Although it’s up to the specific lender to determine what score a borrower must have to be offered the lowest interest rates, the difference of a few points on your credit score can affect your monthly payments by hundreds of dollars.
Mortgage with a low credit score?
Can you get a mortgage with a low credit score? Yes. But a lower score means you’ll likely receive higher interest rates and, in turn, higher monthly payments. Also, lenders may be more stringent about other aspects of your finances if your credit score is less than stellar.
Here’s a quick rundown of typical minimum credit scores for different loan types:
Conventional loans: Many lenders will accept a credit score as low as 620 for conventional loans, but some lenders may have additional requirements such as lower outstanding debt on top of that.
FHA loans: The Federal Housing Administration guarantees loans for borrowers with less-than-ideal credit and lowdown payments. You can qualify for an FHA loan with a credit score of 500 to 579 with a 10 percent down payment. FHA’s maximum financing of 3.5 percent down is available for borrowers with a score of 580 or higher.
VA loans: Backed by the U.S. Department of Veterans Affairs, VA loans are offered to active and veteran military personnel and their families. The government doesn’t have a minimum credit score requirement to qualify for VA loans, though many lenders require a minimum score of 620.

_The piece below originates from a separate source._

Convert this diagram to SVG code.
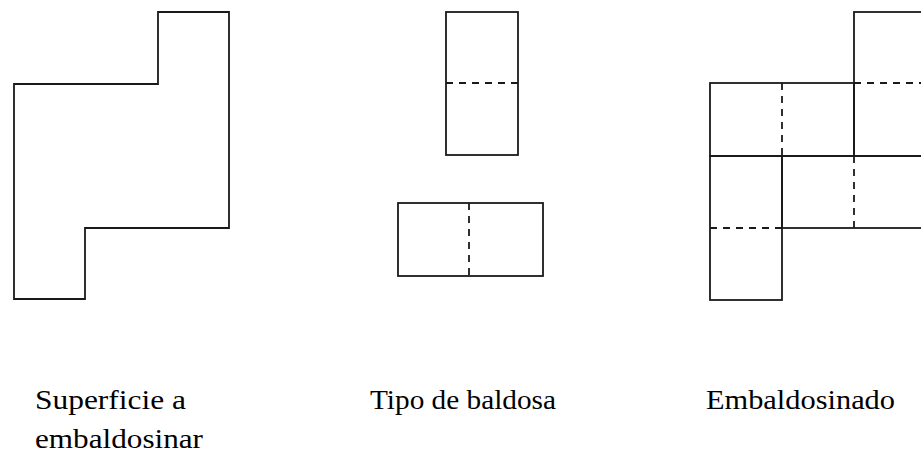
<svg xmlns="http://www.w3.org/2000/svg" width="921" height="456" viewBox="0 0 921 456">
<style>
.s{fill:none;stroke:#1a1a1a;stroke-width:1.8;stroke-linecap:square}
.d{fill:none;stroke:#1a1a1a;stroke-width:1.8;stroke-dasharray:7 6}
.t{font-family:"Liberation Serif","Times New Roman",serif;font-size:28px;fill:#000}
</style>
<rect width="921" height="456" fill="#fff"/>
<g id="superficie">
<polygon class="s" points="158,12 229,12 229,228 85,228 85,299 14,299 14,84 158,84"/>
</g>
<g id="tipo-baldosa">
<rect class="s" x="446" y="12" width="72" height="143"/>
<line class="d" x1="446" y1="83" x2="518" y2="83"/>
<rect class="s" x="398" y="203" width="145" height="73"/>
<line class="d" x1="469" y1="203" x2="469" y2="276"/>
</g>
<g id="embaldosinado">
<rect class="s" x="854" y="12" width="72" height="144"/>
<line class="d" x1="854" y1="83" x2="926" y2="83"/>
<rect class="s" x="710" y="83" width="144" height="73"/>
<line class="d" x1="782" y1="83" x2="782" y2="156"/>
<rect class="s" x="710" y="156" width="72" height="144"/>
<line class="d" x1="710" y1="228" x2="782" y2="228"/>
<rect class="s" x="782" y="156" width="144" height="72"/>
<line class="d" x1="854" y1="156" x2="854" y2="228"/>
</g>
<g id="labels">
<text class="t" x="35" y="409" textLength="151" lengthAdjust="spacingAndGlyphs">Superficie a</text>
<text class="t" x="35" y="448" textLength="168" lengthAdjust="spacingAndGlyphs">embaldosinar</text>
<text class="t" x="370" y="409" textLength="186" lengthAdjust="spacingAndGlyphs">Tipo de baldosa</text>
<text class="t" x="706" y="409" textLength="189" lengthAdjust="spacingAndGlyphs">Embaldosinado</text>
</g>
</svg>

USDA loans: The U.S. Department of Agriculture backs the USDA loan program for low- to moderate-income borrowers purchasing a home in a rural area. Borrowers generally need a minimum score of 640 to qualify for a USDA loan. In some cases, USDA lenders will consider a lower score with additional analysis of a borrower’s credit.
Jumbo loans: These loans, which apply to loan amounts that exceed conforming loan limits, are the hardest to qualify for if you have bad credit. At minimum, jumbo lenders require a credit score of 720 or higher to qualify because of the increased risk.
Tips to boost your credit score
If your credit score isn’t great, there are still options. Instead of just settling for the mortgage rates you’re currently qualified for, consider postponing home ownership and working to revive your score and improve your options. Here are some quick tips to help:
● Check your credit report and correct any errors.
● Pay down credit card balances below 30 percent of your maximum limit.
● Pay all bills, including rent, credit cards and loans, on time.
● Don’t close older credit lines after paying them off.
● Avoid opening any new lines of credit or taking out large loans.
When your credit has improved, rate-shop within a 30-day window. Spreading out the inquiries can hurt your score.
Keep all of this in mind, you will do much to improve your future financial situation by doing your best to improve your credit history before applying for a mortgage. A difference of 100 points on your credit score could literally cost you — or save you — thousands of dollars per year.